Records for this exercise:
((
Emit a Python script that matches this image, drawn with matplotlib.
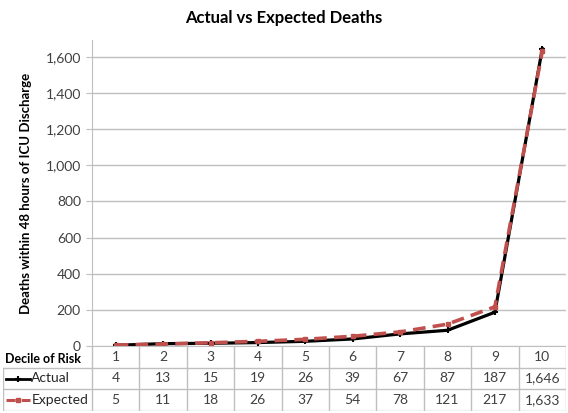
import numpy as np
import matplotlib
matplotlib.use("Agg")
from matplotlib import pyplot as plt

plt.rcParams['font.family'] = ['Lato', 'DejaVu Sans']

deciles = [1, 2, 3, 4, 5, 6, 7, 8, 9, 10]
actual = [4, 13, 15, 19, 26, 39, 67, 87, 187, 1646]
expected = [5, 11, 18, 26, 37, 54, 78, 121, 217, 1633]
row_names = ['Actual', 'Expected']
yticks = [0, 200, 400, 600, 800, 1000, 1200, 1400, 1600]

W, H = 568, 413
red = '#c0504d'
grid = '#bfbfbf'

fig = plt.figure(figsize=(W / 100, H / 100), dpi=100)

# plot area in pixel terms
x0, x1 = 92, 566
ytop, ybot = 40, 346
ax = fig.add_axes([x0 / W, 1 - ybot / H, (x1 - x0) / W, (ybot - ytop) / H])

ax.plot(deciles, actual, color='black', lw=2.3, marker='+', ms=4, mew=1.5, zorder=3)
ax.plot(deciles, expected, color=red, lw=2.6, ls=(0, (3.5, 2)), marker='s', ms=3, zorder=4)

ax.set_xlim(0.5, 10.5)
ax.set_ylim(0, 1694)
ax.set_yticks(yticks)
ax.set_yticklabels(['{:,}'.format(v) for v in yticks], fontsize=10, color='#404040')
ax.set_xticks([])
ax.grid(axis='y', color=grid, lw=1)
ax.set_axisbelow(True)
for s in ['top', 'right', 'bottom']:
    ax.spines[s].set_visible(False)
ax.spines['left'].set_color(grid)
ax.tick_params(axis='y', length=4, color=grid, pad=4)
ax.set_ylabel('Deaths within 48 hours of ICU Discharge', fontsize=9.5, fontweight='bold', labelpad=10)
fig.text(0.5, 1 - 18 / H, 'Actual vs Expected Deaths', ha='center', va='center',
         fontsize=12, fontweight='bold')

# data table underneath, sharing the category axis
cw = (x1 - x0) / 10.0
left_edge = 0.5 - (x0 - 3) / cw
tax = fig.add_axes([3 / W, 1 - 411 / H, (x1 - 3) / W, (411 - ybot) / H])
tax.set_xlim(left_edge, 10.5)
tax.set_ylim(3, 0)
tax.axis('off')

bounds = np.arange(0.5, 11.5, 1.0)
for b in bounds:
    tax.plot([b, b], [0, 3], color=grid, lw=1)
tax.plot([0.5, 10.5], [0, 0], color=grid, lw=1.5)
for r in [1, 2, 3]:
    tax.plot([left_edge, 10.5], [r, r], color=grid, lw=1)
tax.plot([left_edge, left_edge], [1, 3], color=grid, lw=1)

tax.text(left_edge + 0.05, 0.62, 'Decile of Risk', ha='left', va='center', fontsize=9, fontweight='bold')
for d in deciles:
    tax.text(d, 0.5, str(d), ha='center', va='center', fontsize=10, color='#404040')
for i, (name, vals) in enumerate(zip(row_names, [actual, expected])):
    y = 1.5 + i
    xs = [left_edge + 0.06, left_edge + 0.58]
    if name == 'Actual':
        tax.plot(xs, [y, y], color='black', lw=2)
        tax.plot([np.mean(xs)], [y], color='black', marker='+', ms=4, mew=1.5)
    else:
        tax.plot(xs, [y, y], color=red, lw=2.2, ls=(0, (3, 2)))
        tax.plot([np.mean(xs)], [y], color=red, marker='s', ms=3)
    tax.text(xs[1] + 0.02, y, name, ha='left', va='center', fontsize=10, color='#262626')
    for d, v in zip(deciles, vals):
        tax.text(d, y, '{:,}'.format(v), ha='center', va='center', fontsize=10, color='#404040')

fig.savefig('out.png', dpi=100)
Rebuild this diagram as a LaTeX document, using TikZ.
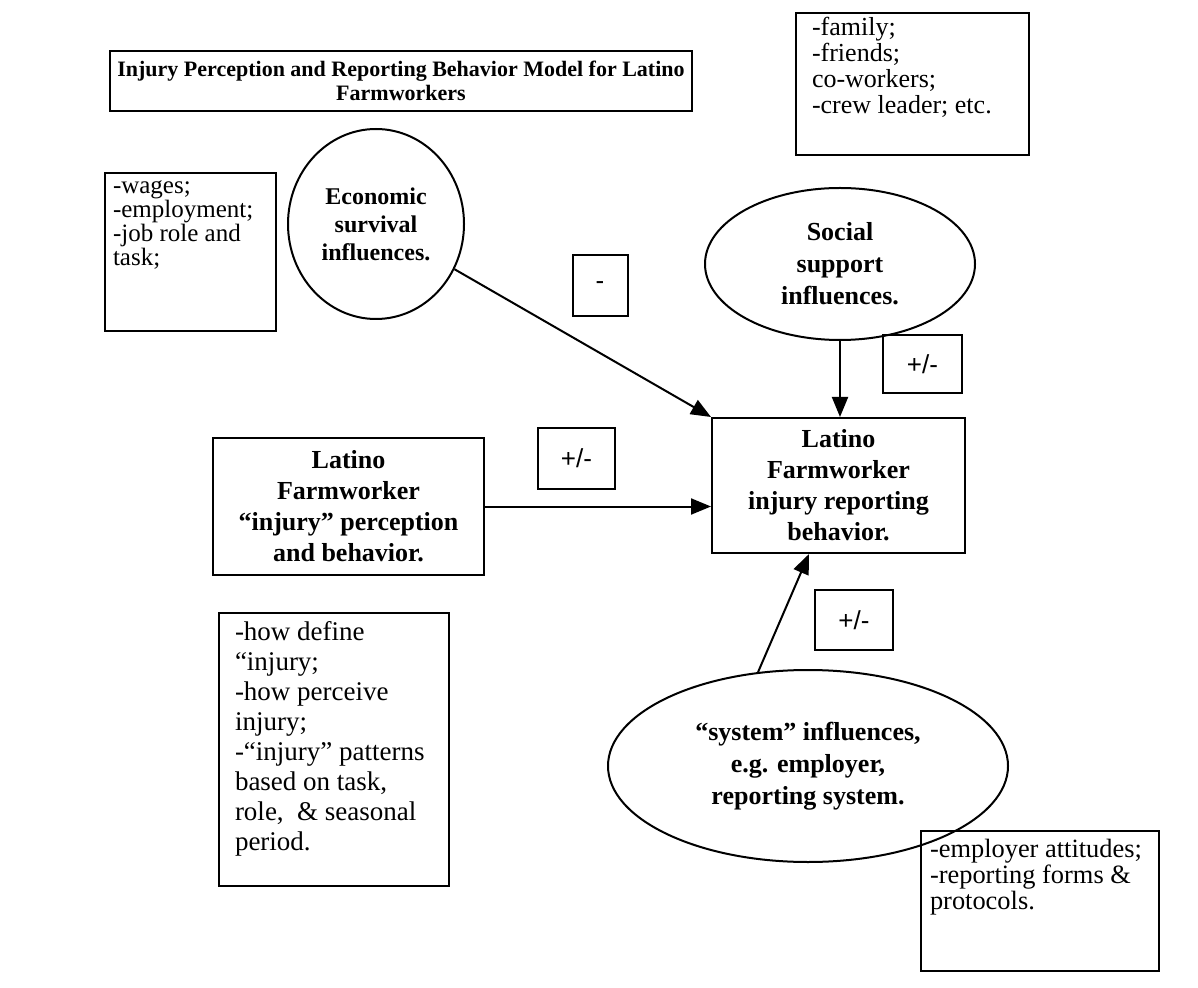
))
What this task involves: Return, unchanged, the lines from the first line of the material through the line that holds "tax.plot([left_edge, left_edge], [1, 3], color=grid, lw=1)", inclusive, omitting pictures.

Right answer:
Emit a Python script that matches this image, drawn with matplotlib.
import numpy as np
import matplotlib
matplotlib.use("Agg")
from matplotlib import pyplot as plt

plt.rcParams['font.family'] = ['Lato', 'DejaVu Sans']

deciles = [1, 2, 3, 4, 5, 6, 7, 8, 9, 10]
actual = [4, 13, 15, 19, 26, 39, 67, 87, 187, 1646]
expected = [5, 11, 18, 26, 37, 54, 78, 121, 217, 1633]
row_names = ['Actual', 'Expected']
yticks = [0, 200, 400, 600, 800, 1000, 1200, 1400, 1600]

W, H = 568, 413
red = '#c0504d'
grid = '#bfbfbf'

fig = plt.figure(figsize=(W / 100, H / 100), dpi=100)

# plot area in pixel terms
x0, x1 = 92, 566
ytop, ybot = 40, 346
ax = fig.add_axes([x0 / W, 1 - ybot / H, (x1 - x0) / W, (ybot - ytop) / H])

ax.plot(deciles, actual, color='black', lw=2.3, marker='+', ms=4, mew=1.5, zorder=3)
ax.plot(deciles, expected, color=red, lw=2.6, ls=(0, (3.5, 2)), marker='s', ms=3, zorder=4)

ax.set_xlim(0.5, 10.5)
ax.set_ylim(0, 1694)
ax.set_yticks(yticks)
ax.set_yticklabels(['{:,}'.format(v) for v in yticks], fontsize=10, color='#404040')
ax.set_xticks([])
ax.grid(axis='y', color=grid, lw=1)
ax.set_axisbelow(True)
for s in ['top', 'right', 'bottom']:
    ax.spines[s].set_visible(False)
ax.spines['left'].set_color(grid)
ax.tick_params(axis='y', length=4, color=grid, pad=4)
ax.set_ylabel('Deaths within 48 hours of ICU Discharge', fontsize=9.5, fontweight='bold', labelpad=10)
fig.text(0.5, 1 - 18 / H, 'Actual vs Expected Deaths', ha='center', va='center',
         fontsize=12, fontweight='bold')

# data table underneath, sharing the category axis
cw = (x1 - x0) / 10.0
left_edge = 0.5 - (x0 - 3) / cw
tax = fig.add_axes([3 / W, 1 - 411 / H, (x1 - 3) / W, (411 - ybot) / H])
tax.set_xlim(left_edge, 10.5)
tax.set_ylim(3, 0)
tax.axis('off')

bounds = np.arange(0.5, 11.5, 1.0)
for b in bounds:
    tax.plot([b, b], [0, 3], color=grid, lw=1)
tax.plot([0.5, 10.5], [0, 0], color=grid, lw=1.5)
for r in [1, 2, 3]:
    tax.plot([left_edge, 10.5], [r, r], color=grid, lw=1)
tax.plot([left_edge, left_edge], [1, 3], color=grid, lw=1)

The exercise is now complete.